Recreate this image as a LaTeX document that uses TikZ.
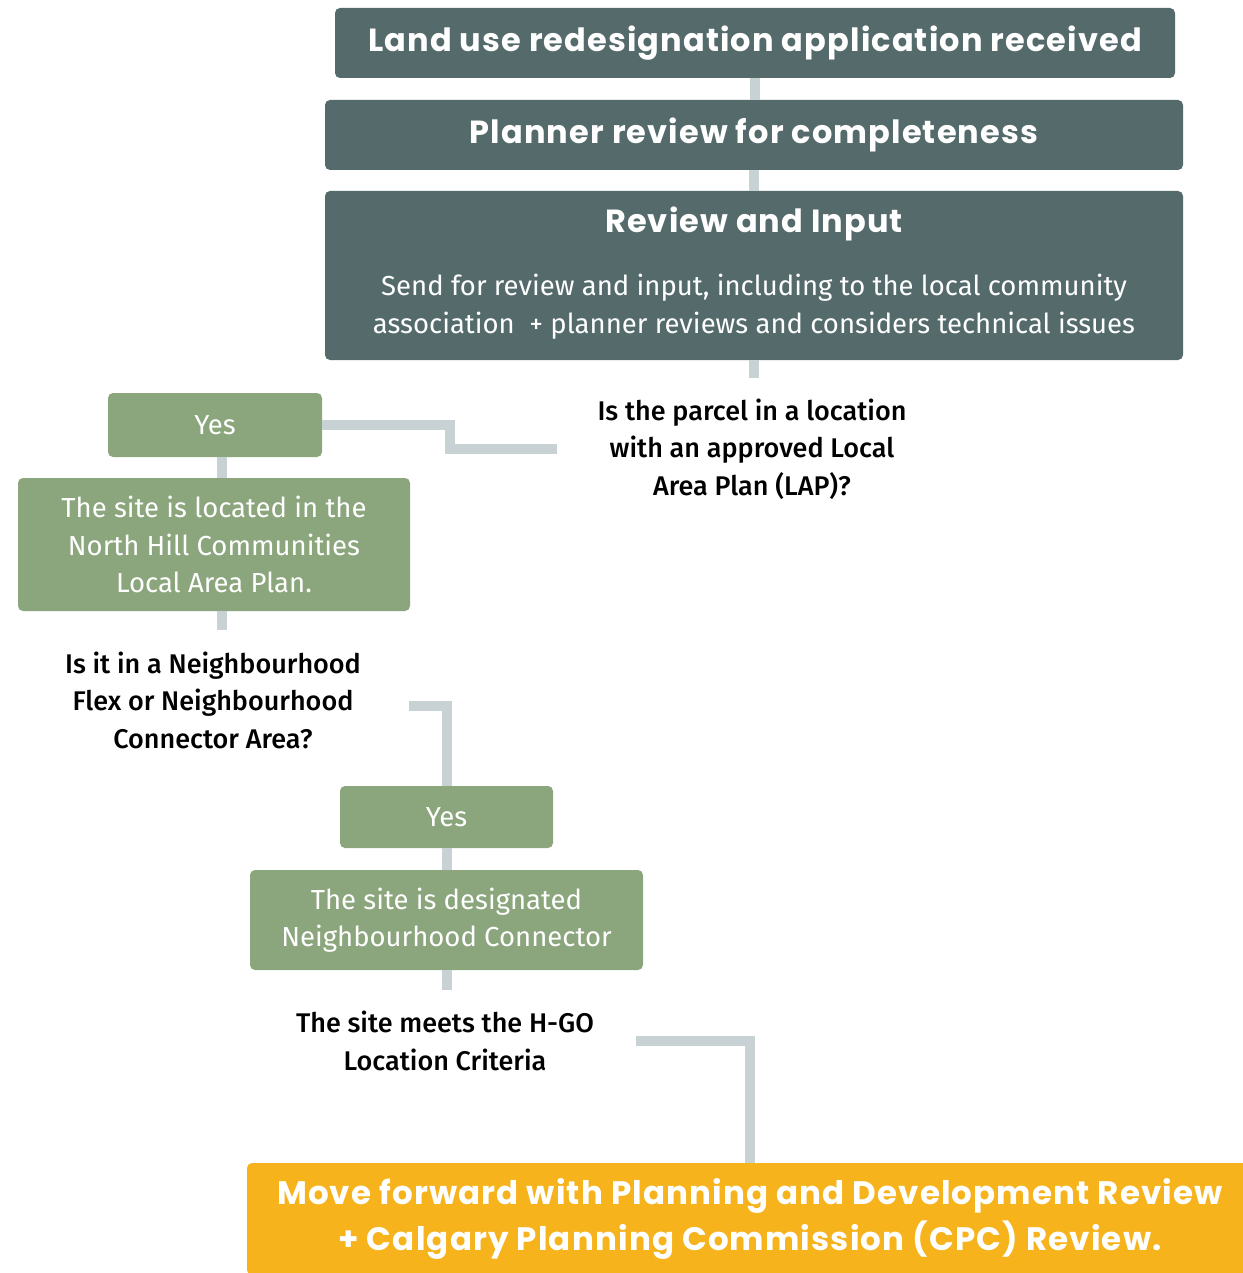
\documentclass[tikz,border=0pt]{standalone}
\usepackage{fontspec}
\setmainfont{Fira Sans}
\newfontfamily\medfont{Fira Sans Medium}
\newfontfamily\titlefont{Poppins}[LetterSpace=3.5]
\definecolor{darkc}{HTML}{546A6B}
\definecolor{greenc}{HTML}{8BA57C}
\definecolor{orangec}{HTML}{F6B31C}
\definecolor{connc}{HTML}{C8D1D3}
\tikzset{
  darkbox/.style={fill=darkc, rounded corners=5pt, text=white, inner sep=0pt,
    font=\titlefont\bfseries\fontsize{32}{37}\selectfont},
  greenbox/.style={fill=greenc, rounded corners=5pt, text=white, align=center, inner sep=0pt,
    font=\fontsize{27.5}{37.5}\selectfont},
  qtext/.style={align=center, text=black, inner sep=0pt, font=\medfont\fontsize{27}{37.5}\selectfont},
  conn/.style={draw=connc, line width=10pt},
}
\begin{document}
\begin{tikzpicture}[x=1pt,y=-1pt]
\useasboundingbox (0,0) rectangle (1242,1273);
\node[darkbox, minimum width=840pt, minimum height=70pt] (box1) at (755,43) {Land use redesignation application received};
\node[darkbox, minimum width=858pt, minimum height=70pt] (box2) at (754,135) {Planner review for completeness};
\node[darkbox, minimum width=858pt, minimum height=169pt] (box3) at (754,275.5) {};
\node[text=white, inner sep=0pt, font=\titlefont\bfseries\fontsize{32}{37}\selectfont] (box3title) at (754,224) {Review and Input};
\node[text=white, inner sep=0pt, align=center, font=\fontsize{27.5}{38}\selectfont] (box3body) at (754,307) {Send for review and input, including to the local community\\association \ + planner reviews and considers technical issues};
\coordinate (stub1) at (754,378);
\node[qtext] (q1) at (752,449) {Is the parcel in a location\\with an approved Local\\Area Plan (LAP)?};
\node[greenbox, minimum width=214pt, minimum height=64pt] (yes1) at (215,425) {Yes};
\node[greenbox, minimum width=392pt, minimum height=133pt] (site1) at (214,544.5) {The site is located in the\\North Hill Communities\\Local Area Plan.};
\coordinate (stub2) at (222,630);
\node[qtext] (q2) at (213,700) {Is it in a Neighbourhood\\Flex or Neighbourhood\\Connector Area?};
\node[greenbox, minimum width=213pt, minimum height=62pt] (yes2) at (446.5,817) {Yes};
\node[greenbox, minimum width=393pt, minimum height=100pt] (site2) at (446.5,920) {The site is designated\\Neighbourhood Connector};
\coordinate (stub3) at (446.5,990);
\node[qtext] (q3) at (445,1041) {The site meets the H-GO\\Location Criteria};
\node[fill=orangec, rounded corners=5pt, text=white, align=center, inner sep=0pt,
  minimum width=1006pt, minimum height=112pt,
  font=\titlefont\bfseries\fontsize{32.5}{46}\selectfont] (orange) at (750,1219) {Move forward with Planning and Development Review\\+ Calgary Planning Commission (CPC) Review.};
\draw[conn] (box1.south) -- (box1.south |- box2.north);
\draw[conn] (box2.south) -- (box3.north);
\draw[conn] (box3.south) -- (stub1);
\draw[conn] ([xshift=-40pt]q1.west) -- ++(-107,0) |- (yes1.east);
\draw[conn] ([xshift=7pt]yes1.south) -- ([xshift=7pt]yes1.south |- site1.north);
\draw[conn] ([xshift=8pt]site1.south) -- (stub2);
\draw[conn] ([xshift=48pt,yshift=-6pt]q2.east) -| (yes2.north);
\draw[conn] (yes2.south) -- (site2.north);
\draw[conn] (site2.south) -- (stub3);
\draw[conn] ([xshift=42pt]q3.east) -| (orange.north);
\end{tikzpicture}
\end{document}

# Given task:
Reproduce the whole listing above word for word, but not its pictures.

# Solution for this task:
Recreate this image as a LaTeX document that uses TikZ.
\documentclass[tikz,border=0pt]{standalone}
\usepackage{fontspec}
\setmainfont{Fira Sans}
\newfontfamily\medfont{Fira Sans Medium}
\newfontfamily\titlefont{Poppins}[LetterSpace=3.5]
\definecolor{darkc}{HTML}{546A6B}
\definecolor{greenc}{HTML}{8BA57C}
\definecolor{orangec}{HTML}{F6B31C}
\definecolor{connc}{HTML}{C8D1D3}
\tikzset{
  darkbox/.style={fill=darkc, rounded corners=5pt, text=white, inner sep=0pt,
    font=\titlefont\bfseries\fontsize{32}{37}\selectfont},
  greenbox/.style={fill=greenc, rounded corners=5pt, text=white, align=center, inner sep=0pt,
    font=\fontsize{27.5}{37.5}\selectfont},
  qtext/.style={align=center, text=black, inner sep=0pt, font=\medfont\fontsize{27}{37.5}\selectfont},
  conn/.style={draw=connc, line width=10pt},
}
\begin{document}
\begin{tikzpicture}[x=1pt,y=-1pt]
\useasboundingbox (0,0) rectangle (1242,1273);
\node[darkbox, minimum width=840pt, minimum height=70pt] (box1) at (755,43) {Land use redesignation application received};
\node[darkbox, minimum width=858pt, minimum height=70pt] (box2) at (754,135) {Planner review for completeness};
\node[darkbox, minimum width=858pt, minimum height=169pt] (box3) at (754,275.5) {};
\node[text=white, inner sep=0pt, font=\titlefont\bfseries\fontsize{32}{37}\selectfont] (box3title) at (754,224) {Review and Input};
\node[text=white, inner sep=0pt, align=center, font=\fontsize{27.5}{38}\selectfont] (box3body) at (754,307) {Send for review and input, including to the local community\\association \ + planner reviews and considers technical issues};
\coordinate (stub1) at (754,378);
\node[qtext] (q1) at (752,449) {Is the parcel in a location\\with an approved Local\\Area Plan (LAP)?};
\node[greenbox, minimum width=214pt, minimum height=64pt] (yes1) at (215,425) {Yes};
\node[greenbox, minimum width=392pt, minimum height=133pt] (site1) at (214,544.5) {The site is located in the\\North Hill Communities\\Local Area Plan.};
\coordinate (stub2) at (222,630);
\node[qtext] (q2) at (213,700) {Is it in a Neighbourhood\\Flex or Neighbourhood\\Connector Area?};
\node[greenbox, minimum width=213pt, minimum height=62pt] (yes2) at (446.5,817) {Yes};
\node[greenbox, minimum width=393pt, minimum height=100pt] (site2) at (446.5,920) {The site is designated\\Neighbourhood Connector};
\coordinate (stub3) at (446.5,990);
\node[qtext] (q3) at (445,1041) {The site meets the H-GO\\Location Criteria};
\node[fill=orangec, rounded corners=5pt, text=white, align=center, inner sep=0pt,
  minimum width=1006pt, minimum height=112pt,
  font=\titlefont\bfseries\fontsize{32.5}{46}\selectfont] (orange) at (750,1219) {Move forward with Planning and Development Review\\+ Calgary Planning Commission (CPC) Review.};
\draw[conn] (box1.south) -- (box1.south |- box2.north);
\draw[conn] (box2.south) -- (box3.north);
\draw[conn] (box3.south) -- (stub1);
\draw[conn] ([xshift=-40pt]q1.west) -- ++(-107,0) |- (yes1.east);
\draw[conn] ([xshift=7pt]yes1.south) -- ([xshift=7pt]yes1.south |- site1.north);
\draw[conn] ([xshift=8pt]site1.south) -- (stub2);
\draw[conn] ([xshift=48pt,yshift=-6pt]q2.east) -| (yes2.north);
\draw[conn] (yes2.south) -- (site2.north);
\draw[conn] (site2.south) -- (stub3);
\draw[conn] ([xshift=42pt]q3.east) -| (orange.north);
\end{tikzpicture}
\end{document}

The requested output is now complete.